El entorno alimentario próximo a los centros escolares también puede influir negativamente sobre las pautas de consumo, y lo hace de manera socialmente asimétrica. En un interesante proyecto de investigadores españoles de la Universidad de Alcalá (Heart Healthy Hoods) se evidenciaba que tiende a haber más tiendas de alimentación y bebidas baratas y poco saludables cerca de centros escolares de los barrios más desfavorecidos. Si a ello, unimos las restricciones al acceso a instalaciones deportivas o las cuotas que hay que pagar para realizar actividades deportivas programadas, acumulamos razones que explican gradiente social en la incidencia de la obesidad infantil.

Por otra parte, en situaciones de desfavorecimiento, la falta de espacio en las viviendas puede provocar situaciones de tensión y estrés, que repercuten negativamente sobre la salud mental de los menores. A ello pueden sumarse otros factores de riesgo para la salud, como son la presencia de humedades, la falta de luz y de una ventilación adecuada.
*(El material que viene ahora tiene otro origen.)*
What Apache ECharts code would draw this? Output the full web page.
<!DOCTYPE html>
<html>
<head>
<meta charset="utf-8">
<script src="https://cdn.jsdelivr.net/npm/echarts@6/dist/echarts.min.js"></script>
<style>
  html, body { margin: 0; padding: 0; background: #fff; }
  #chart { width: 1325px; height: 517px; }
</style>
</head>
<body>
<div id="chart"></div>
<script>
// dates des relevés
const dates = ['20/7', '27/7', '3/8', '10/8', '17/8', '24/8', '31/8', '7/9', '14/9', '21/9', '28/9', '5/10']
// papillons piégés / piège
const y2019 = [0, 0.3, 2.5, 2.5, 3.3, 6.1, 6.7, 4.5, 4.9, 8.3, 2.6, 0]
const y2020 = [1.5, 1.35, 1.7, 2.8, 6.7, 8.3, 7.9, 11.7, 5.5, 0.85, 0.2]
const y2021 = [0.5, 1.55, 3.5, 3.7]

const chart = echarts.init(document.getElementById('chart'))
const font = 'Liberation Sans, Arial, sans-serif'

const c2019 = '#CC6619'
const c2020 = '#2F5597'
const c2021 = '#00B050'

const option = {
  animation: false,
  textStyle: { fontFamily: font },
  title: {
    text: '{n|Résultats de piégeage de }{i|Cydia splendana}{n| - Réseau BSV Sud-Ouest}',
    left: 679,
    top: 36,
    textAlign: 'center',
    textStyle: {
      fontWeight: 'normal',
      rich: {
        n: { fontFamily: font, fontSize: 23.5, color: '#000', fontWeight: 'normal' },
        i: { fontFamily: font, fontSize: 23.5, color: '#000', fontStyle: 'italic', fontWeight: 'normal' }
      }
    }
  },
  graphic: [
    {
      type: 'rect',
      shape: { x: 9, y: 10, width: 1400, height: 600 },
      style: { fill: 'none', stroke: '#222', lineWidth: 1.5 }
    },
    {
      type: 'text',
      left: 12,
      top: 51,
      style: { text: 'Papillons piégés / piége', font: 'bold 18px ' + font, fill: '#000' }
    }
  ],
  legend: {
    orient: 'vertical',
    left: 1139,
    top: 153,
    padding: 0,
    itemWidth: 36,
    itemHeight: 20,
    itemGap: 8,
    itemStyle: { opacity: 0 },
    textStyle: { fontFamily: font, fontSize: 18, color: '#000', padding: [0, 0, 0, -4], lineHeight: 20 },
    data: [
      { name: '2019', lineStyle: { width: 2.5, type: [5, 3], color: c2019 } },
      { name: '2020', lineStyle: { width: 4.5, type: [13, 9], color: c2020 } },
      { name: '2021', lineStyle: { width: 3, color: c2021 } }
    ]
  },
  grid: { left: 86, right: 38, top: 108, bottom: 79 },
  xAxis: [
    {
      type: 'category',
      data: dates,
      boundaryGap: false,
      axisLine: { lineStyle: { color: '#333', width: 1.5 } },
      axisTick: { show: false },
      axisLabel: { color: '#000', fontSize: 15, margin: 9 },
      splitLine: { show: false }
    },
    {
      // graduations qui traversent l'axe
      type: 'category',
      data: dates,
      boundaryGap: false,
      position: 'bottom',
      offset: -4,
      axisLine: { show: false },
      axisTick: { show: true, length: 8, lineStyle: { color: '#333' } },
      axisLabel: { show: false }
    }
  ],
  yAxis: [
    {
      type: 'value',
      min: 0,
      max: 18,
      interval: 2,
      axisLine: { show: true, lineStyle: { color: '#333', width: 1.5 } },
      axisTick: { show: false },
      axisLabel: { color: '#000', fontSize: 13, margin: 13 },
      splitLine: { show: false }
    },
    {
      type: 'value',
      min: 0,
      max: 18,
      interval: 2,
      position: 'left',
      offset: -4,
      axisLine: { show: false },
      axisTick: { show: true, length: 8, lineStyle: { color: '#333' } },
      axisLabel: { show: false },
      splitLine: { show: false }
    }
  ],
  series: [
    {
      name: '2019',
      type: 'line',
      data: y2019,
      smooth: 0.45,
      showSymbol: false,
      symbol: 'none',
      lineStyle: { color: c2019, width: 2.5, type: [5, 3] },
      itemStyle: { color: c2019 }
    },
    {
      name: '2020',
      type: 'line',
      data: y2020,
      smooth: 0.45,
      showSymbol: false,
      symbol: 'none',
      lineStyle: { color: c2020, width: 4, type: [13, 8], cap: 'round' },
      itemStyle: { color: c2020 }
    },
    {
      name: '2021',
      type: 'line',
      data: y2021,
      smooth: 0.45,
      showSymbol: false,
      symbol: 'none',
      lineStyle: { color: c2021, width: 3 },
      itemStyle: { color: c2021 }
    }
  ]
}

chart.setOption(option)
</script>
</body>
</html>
Existen estudios que relacionan el hecho de crecer en una situación de pobreza con la exposición a agentes tóxicos, como las emisiones contaminantes de vías de circulación o instalaciones industriales. La pobreza aumenta también el riesgo de exposición excesiva al plomo, que se ha relacionado con diversos problemas neurológicos y de comportamiento en la infancia.

En las primeras encuestas administradas a individuos en la adolescencia se advierte ya un claro gradiente social en la percepción subjetiva del estado de salud. En el ámbito de los hábitos y comportamientos, los adolescentes españoles de hogares de menor renta son también más proclives a incurrir en prácticas de riesgo, como el consumo de tabaco o la actividad sexual sin protección, como evidencian los estudios del Health Behavior in School-Age Children, auspiciados por la OMS.

Apostar por la igualdad de oportunidades, luchando desde las instituciones públicas contra la desigualdad y sus consecuencias es, por lo tanto, prioritario para dar cumplimiento al artículo 9.2 de la Constitución española cuando proclama: “Corresponde a los poderes públicos promover las condiciones para que la libertad y la igualdad del individuo y de los grupos en que se integra sean reales y efectivas; remover los obstáculos que impidan o dificulten su plenitud y facilitar la participación de todos los ciudadanos en la vida política, económica, cultural y social”.

Para promover las oportunidades, el sistema sanitario debe ser capaz de detectar y atender trastornos y enfermedades que necesitan ser diagnosticadas en la infancia para ser tratadas eficazmente, y eso solo lo puede hacer a través de dispositivos públicos inclusivos y pro-activos. Pero una lucha efectiva a favor de la equidad requiere un compromiso público más amplio. Un compromiso que interpele al conjunto del sistema de bienestar en una labor de acompañamiento a los individuos desde las etapas más tempranas del ciclo vital para ayudar a prevenir y corregir desventajas sociales y las cicatrices que van dejando.